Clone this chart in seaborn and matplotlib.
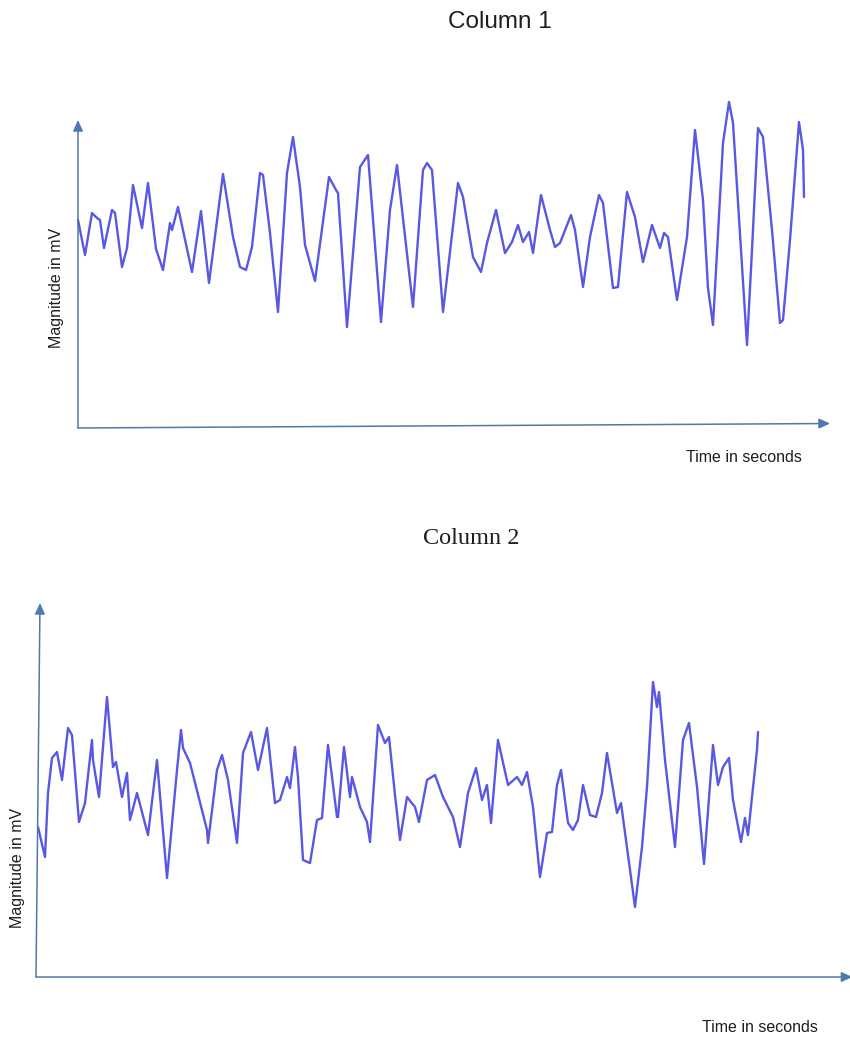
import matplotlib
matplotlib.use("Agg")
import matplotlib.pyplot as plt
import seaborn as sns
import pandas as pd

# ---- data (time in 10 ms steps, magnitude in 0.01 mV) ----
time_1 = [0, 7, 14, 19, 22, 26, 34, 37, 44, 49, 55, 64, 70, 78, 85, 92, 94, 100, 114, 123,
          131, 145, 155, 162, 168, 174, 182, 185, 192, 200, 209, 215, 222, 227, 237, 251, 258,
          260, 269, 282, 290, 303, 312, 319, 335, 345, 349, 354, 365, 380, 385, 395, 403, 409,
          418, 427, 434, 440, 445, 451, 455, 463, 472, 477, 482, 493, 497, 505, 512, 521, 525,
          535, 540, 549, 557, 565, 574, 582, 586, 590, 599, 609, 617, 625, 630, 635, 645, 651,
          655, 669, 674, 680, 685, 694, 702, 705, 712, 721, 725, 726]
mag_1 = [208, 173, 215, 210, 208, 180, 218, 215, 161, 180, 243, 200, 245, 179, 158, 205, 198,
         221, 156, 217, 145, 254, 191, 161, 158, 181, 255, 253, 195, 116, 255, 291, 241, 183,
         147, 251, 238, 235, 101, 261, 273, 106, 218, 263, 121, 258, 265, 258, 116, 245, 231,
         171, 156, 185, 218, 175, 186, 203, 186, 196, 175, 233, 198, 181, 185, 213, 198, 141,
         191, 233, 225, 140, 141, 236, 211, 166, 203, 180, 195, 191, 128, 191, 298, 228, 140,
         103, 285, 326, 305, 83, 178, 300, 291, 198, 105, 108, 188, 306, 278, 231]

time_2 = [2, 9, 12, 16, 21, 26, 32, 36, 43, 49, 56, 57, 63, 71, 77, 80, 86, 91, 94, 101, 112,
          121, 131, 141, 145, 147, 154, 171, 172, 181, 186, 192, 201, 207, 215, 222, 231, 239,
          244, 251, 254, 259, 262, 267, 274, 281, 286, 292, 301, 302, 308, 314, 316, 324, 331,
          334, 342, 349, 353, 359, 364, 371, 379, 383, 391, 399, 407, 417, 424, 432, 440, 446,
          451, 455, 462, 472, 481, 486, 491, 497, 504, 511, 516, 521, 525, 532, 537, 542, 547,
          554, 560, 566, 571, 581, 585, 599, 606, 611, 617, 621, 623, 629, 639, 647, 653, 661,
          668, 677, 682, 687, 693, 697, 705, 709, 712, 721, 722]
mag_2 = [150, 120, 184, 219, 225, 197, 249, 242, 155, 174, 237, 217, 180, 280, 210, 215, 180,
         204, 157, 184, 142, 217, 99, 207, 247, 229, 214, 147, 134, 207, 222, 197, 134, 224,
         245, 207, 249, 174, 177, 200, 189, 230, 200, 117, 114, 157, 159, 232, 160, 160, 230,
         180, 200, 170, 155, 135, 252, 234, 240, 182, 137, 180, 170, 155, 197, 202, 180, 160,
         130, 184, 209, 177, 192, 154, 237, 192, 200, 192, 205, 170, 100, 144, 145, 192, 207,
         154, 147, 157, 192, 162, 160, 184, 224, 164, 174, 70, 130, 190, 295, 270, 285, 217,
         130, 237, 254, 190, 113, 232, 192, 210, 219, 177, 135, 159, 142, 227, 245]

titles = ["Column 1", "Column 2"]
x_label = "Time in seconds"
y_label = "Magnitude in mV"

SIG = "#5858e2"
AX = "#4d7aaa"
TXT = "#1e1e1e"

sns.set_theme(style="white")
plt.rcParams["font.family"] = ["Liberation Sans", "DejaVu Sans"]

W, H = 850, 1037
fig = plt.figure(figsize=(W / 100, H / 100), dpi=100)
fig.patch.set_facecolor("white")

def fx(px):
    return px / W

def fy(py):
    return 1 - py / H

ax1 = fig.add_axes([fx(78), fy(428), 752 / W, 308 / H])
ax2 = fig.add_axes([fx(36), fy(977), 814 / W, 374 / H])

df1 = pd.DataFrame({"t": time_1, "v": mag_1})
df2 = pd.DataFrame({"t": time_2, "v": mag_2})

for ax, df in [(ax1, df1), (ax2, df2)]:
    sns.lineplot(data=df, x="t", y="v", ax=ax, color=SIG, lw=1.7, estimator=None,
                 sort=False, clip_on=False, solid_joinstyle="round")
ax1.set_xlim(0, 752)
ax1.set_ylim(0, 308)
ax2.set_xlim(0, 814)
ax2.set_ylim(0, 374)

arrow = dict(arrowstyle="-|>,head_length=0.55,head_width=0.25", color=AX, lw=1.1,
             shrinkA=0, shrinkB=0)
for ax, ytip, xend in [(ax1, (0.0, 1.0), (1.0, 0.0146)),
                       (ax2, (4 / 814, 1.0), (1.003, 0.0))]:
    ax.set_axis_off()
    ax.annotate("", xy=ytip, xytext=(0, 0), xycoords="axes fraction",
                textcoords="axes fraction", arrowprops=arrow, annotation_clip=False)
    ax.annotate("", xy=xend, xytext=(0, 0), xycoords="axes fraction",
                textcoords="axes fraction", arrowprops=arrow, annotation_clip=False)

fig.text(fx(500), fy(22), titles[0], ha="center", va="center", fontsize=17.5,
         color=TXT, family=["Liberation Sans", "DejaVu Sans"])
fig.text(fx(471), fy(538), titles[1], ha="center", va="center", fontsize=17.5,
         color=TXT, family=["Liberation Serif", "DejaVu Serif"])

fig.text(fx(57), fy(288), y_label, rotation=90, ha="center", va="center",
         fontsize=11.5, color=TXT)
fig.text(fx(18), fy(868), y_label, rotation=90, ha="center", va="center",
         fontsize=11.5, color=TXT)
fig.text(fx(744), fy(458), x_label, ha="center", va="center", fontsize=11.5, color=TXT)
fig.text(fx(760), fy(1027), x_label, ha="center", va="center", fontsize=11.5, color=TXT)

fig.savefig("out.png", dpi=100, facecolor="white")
════
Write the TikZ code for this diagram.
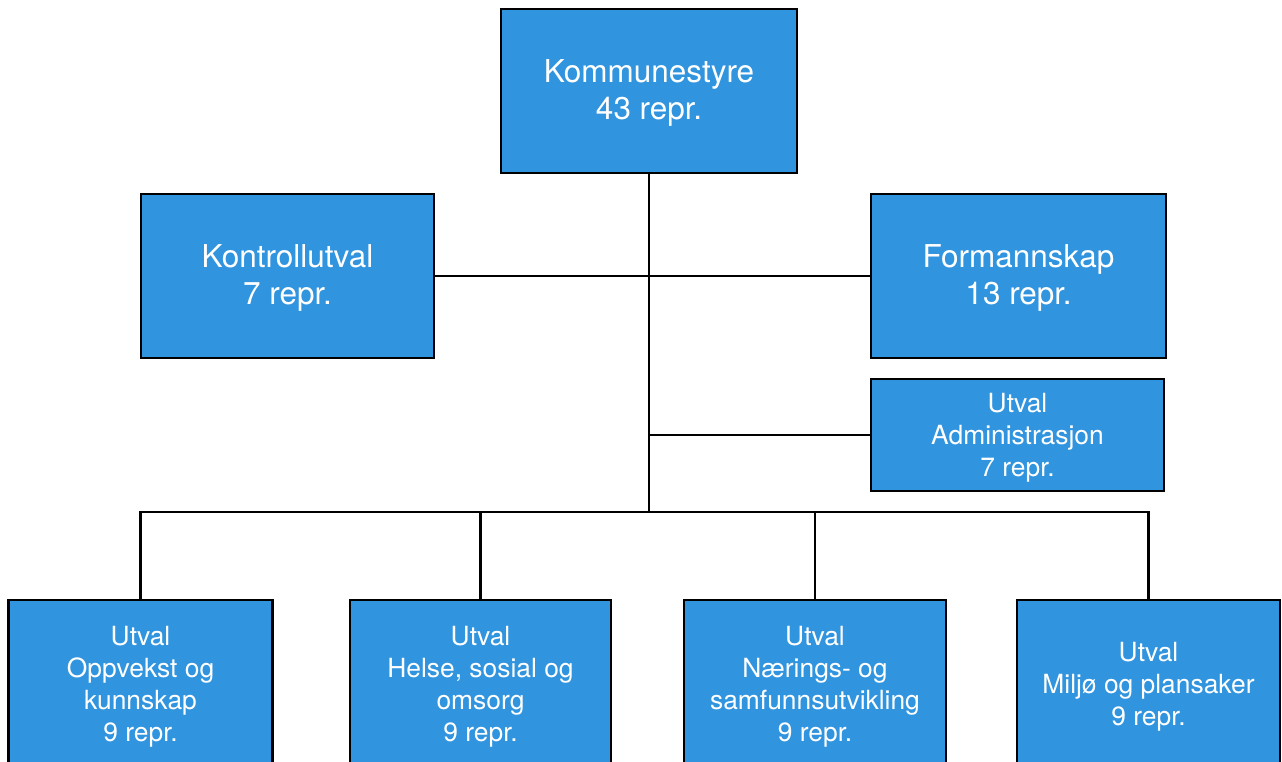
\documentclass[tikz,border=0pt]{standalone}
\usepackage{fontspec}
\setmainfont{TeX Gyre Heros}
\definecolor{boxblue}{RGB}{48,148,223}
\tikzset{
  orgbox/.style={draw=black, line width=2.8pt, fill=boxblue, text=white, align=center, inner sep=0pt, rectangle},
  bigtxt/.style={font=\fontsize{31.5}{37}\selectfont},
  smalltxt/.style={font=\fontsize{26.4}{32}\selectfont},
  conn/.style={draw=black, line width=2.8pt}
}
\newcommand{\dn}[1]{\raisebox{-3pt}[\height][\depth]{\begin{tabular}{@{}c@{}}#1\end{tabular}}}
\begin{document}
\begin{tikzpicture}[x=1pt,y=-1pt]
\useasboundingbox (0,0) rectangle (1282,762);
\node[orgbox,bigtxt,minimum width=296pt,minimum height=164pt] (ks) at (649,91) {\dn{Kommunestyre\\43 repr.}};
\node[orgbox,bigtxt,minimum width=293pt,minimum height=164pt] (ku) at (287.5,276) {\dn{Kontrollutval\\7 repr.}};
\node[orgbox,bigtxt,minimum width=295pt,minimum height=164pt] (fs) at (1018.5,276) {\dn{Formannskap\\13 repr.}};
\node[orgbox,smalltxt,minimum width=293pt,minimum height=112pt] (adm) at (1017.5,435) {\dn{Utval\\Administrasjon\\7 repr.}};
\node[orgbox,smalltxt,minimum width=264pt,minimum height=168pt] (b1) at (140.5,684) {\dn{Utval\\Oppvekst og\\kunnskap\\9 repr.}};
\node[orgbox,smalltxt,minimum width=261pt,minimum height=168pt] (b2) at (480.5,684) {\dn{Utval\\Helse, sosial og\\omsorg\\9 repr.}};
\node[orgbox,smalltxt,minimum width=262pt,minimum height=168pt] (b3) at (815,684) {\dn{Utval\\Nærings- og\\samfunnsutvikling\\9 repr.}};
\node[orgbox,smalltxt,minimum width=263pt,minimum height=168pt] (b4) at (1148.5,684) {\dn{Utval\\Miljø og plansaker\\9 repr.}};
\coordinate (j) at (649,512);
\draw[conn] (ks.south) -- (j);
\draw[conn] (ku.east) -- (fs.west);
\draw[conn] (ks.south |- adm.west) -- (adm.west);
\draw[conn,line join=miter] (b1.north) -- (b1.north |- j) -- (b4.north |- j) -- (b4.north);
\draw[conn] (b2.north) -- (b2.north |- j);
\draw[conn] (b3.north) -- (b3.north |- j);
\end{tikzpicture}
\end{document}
════
TASK: Write out exactly the lines from the one that has "Clone this chart in seaborn and matplotlib." down to the one that has "import pandas as pd", including both. Pictures stay out of the copy.

SOLUTION FOR THIS PROBLEM:
Clone this chart in seaborn and matplotlib.
import matplotlib
matplotlib.use("Agg")
import matplotlib.pyplot as plt
import seaborn as sns
import pandas as pd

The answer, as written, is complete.